The story of Clark Kent is a tender one, and you almost certainly know it already. A child from another world lands on a small Kansas farm and is cared for and raised by a sweet, childless couple. They instill their values in the little tyke and years later he grows up to be the heroic metahuman known as Superman. But what if that kid hadn’t come from an essentially good place like Krypton, and what if that boy, when he grew older, had zero interest in using his powers for good? That is, essentially, the premise of Brightburn and it’s a beauty.
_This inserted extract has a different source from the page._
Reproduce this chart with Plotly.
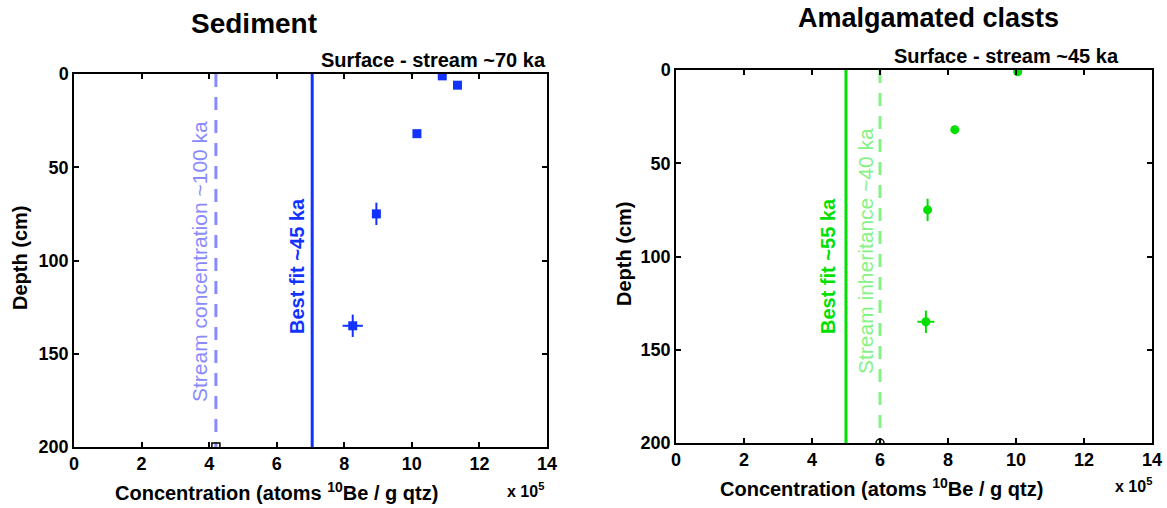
import plotly.graph_objects as go
from plotly.subplots import make_subplots

# Sediment samples (concentration x 1e5 atoms/g, depth cm)
sed_conc = [10.9, 11.35, 10.15, 8.95, 8.25]
sed_depth = [1, 6, 32, 75, 135]
sed_err_x = [0.1, 0.1, 0.1, 0.1, 0.3]
sed_err_y = [0, 0, 0, 6, 6]
sed_bestfit = 7.05
sed_stream = 4.2

# Amalgamated clasts
cl_conc = [10.05, 8.2, 7.4, 7.35]
cl_depth = [1, 32, 75, 135]
cl_err_x = [0.05, 0.05, 0.05, 0.25]
cl_err_y = [0, 0, 6, 6]
cl_bestfit = 5.0
cl_stream = 6.0

depth_range = [0, 200]
x_ticks = [0, 2, 4, 6, 8, 10, 12, 14]
y_ticks = [0, 50, 100, 150, 200]

BLUE = "#1233ff"
LBLUE = "#8a8aff"
GREEN = "#00e000"
LGREEN = "#85f285"
FONT = "Liberation Sans, Arial, sans-serif"
DASH = "13px,10px"

W, H = 1167, 508


def px(x, y):
    return x / W, 1 - y / H


fig = make_subplots(rows=1, cols=2)

# ---- Sediment panel
fig.add_trace(go.Scatter(x=[sed_stream, sed_stream], y=depth_range, mode="lines",
                         line=dict(color=LBLUE, width=3, dash=DASH)), 1, 1)
fig.add_trace(go.Scatter(x=[sed_bestfit, sed_bestfit], y=depth_range, mode="lines",
                         line=dict(color=BLUE, width=3)), 1, 1)
fig.add_trace(go.Scatter(x=sed_conc, y=sed_depth, mode="markers",
                         marker=dict(symbol="square", size=9, color=BLUE),
                         error_x=dict(array=sed_err_x, color=BLUE, thickness=2, width=0),
                         error_y=dict(array=sed_err_y, color=BLUE, thickness=2, width=0)), 1, 1)
fig.add_trace(go.Scatter(x=[10], y=[0], mode="markers",
                         marker=dict(size=3, color=GREEN)), 1, 1)
fig.add_trace(go.Scatter(x=[sed_stream], y=[200], mode="markers",
                         marker=dict(symbol="square-open", size=8, color="black",
                                     line=dict(width=1.5))), 1, 1)

# ---- Clasts panel
fig.add_trace(go.Scatter(x=[cl_stream, cl_stream], y=depth_range, mode="lines",
                         line=dict(color=LGREEN, width=3, dash=DASH)), 1, 2)
fig.add_trace(go.Scatter(x=[cl_bestfit, cl_bestfit], y=depth_range, mode="lines",
                         line=dict(color=GREEN, width=3)), 1, 2)
fig.add_trace(go.Scatter(x=cl_conc, y=cl_depth, mode="markers",
                         marker=dict(symbol="circle", size=9, color=GREEN),
                         error_x=dict(array=cl_err_x, color=GREEN, thickness=2, width=0),
                         error_y=dict(array=cl_err_y, color=GREEN, thickness=2, width=0)), 1, 2)
fig.add_trace(go.Scatter(x=[cl_stream], y=[200], mode="markers",
                         marker=dict(symbol="circle-open", size=8, color="black",
                                     line=dict(width=1.5))), 1, 2)

axis_common = dict(showline=True, linecolor="black", linewidth=1.5, mirror="ticks",
                   ticks="inside", ticklen=5, tickwidth=1.5, tickcolor="black",
                   showgrid=False, zeroline=False, automargin=False,
                   tickfont=dict(family=FONT, size=18, color="black", weight="bold"))
fig.update_xaxes(range=[0, 14], tickvals=x_ticks, **axis_common)
fig.update_yaxes(range=[200, 0], tickvals=y_ticks, **axis_common)

l0, t0 = px(74, 74)
l1, b1 = px(547, 447)
r0, t2 = px(676, 70)
r1, b2 = px(1152, 443)
fig.update_layout(
    width=W, height=H, showlegend=False,
    paper_bgcolor="white", plot_bgcolor="white",
    margin=dict(l=0, r=0, t=0, b=0),
    font=dict(family=FONT, color="black"),
    xaxis=dict(domain=[l0, l1]),
    yaxis=dict(domain=[b1, t0]),
    xaxis2=dict(domain=[r0, r1]),
    yaxis2=dict(domain=[b2, t2]),
)

ann = [
    # titles
    dict(text="Sediment", x=254, y=23, size=28, color="black", w="bold"),
    dict(text="Amalgamated clasts", x=929, y=18, size=27, color="black", w="bold"),
    # surface labels
    dict(text="Surface - stream ~70 ka", x=433, y=60, size=20, color="black", w="bold"),
    dict(text="Surface - stream ~45 ka", x=1006, y=56, size=20, color="black", w="bold"),
    # y titles
    dict(text="Depth (cm)", x=20, y=258, size=20, color="black", w="bold", a=-90),
    dict(text="Depth (cm)", x=624, y=254, size=20, color="black", w="bold", a=-90),
    # x titles
    dict(text="Concentration (atoms <sup>10</sup>Be / g qtz)", x=276, y=491, size=20,
         color="black", w="bold"),
    dict(text="Concentration (atoms <sup>10</sup>Be / g qtz)", x=881, y=487, size=20,
         color="black", w="bold"),
    dict(text="x 10<sup>5</sup>", x=525, y=490, size=16, color="black", w="bold"),
    dict(text="x 10<sup>5</sup>", x=1133, y=485, size=16, color="black", w="bold"),
    # line labels
    dict(text="Stream concentration ~100 ka", x=199, y=262, size=21, color=LBLUE,
         w="normal", a=-90),
    dict(text="Best fit ~45 ka", x=297, y=266, size=20, color=BLUE, w="bold", a=-90),
    dict(text="Best fit ~55 ka", x=828, y=266, size=20, color=GREEN, w="bold", a=-90),
    dict(text="Stream inheritance ~40 ka", x=865, y=251, size=21, color=LGREEN,
         w="normal", a=-90),
]
for a in ann:
    ax, ay = px(a["x"], a["y"])
    fig.add_annotation(text=a["text"], x=ax, y=ay,
                       xref="paper", yref="paper", showarrow=False,
                       xanchor="center", yanchor="middle", textangle=a.get("a", 0),
                       font=dict(family=FONT, size=a["size"], color=a["color"],
                                 weight=a["w"]))

# drop the default 8px page margin so the figure fills the window exactly
fig.write_html("out.html", config={"displayModeBar": False},
               post_script="document.body.style.margin='0';"
                           "document.body.style.overflow='hidden';")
The childless couple in this case are Tori (Elizabeth Banks) and Kyle Breyer (David Denman), who live in the small town of Brightburn and raise young Brandon (Jackson A. Dunn) as if he were their own flesh and blood. For twelve years things proceed beautifully. Brandon is a sweet kid, and appears normal in every way, but once puberty starts knocking at the door, things turn nasty fast. You think adolescence is rough with a normal kid, try that same journey with a sullen superpowered pre-teen!
Brightburn, produced by James Gunn and written by his brother Mark and cousin Brian, is very much a dark and violent “what if” story. And the notion of a young superhero as a budding serial killer is darkly ironic and appealingly subversive in a misanthropic sort of way. The cast do a solid job, with Elizabeth Banks giving a typically strong performance, and director David Yarovesky manages to keep the tension high and really delivers on the squirmy gore when needed. One sequence in particular involving ocular trauma will have even the stoutest of gorehounds wincing.
In fact, the only really flaw that can be levelled at Brightburn is that it doesn’t do much with the premise other than what’s on the tin. The story proceeds briskly, and sometimes very nastily, but it never really offers much in the way of big surprises or twists once the conceit has been established. Still, if you’ve had a gutful of hopeful heroic adventures, and crave something from the darker side of the genre, Brightburn offers a jet-black look at a bad seed with super powers. And you don’t need X-ray vision to see that this is one story that’s going to get super bloody.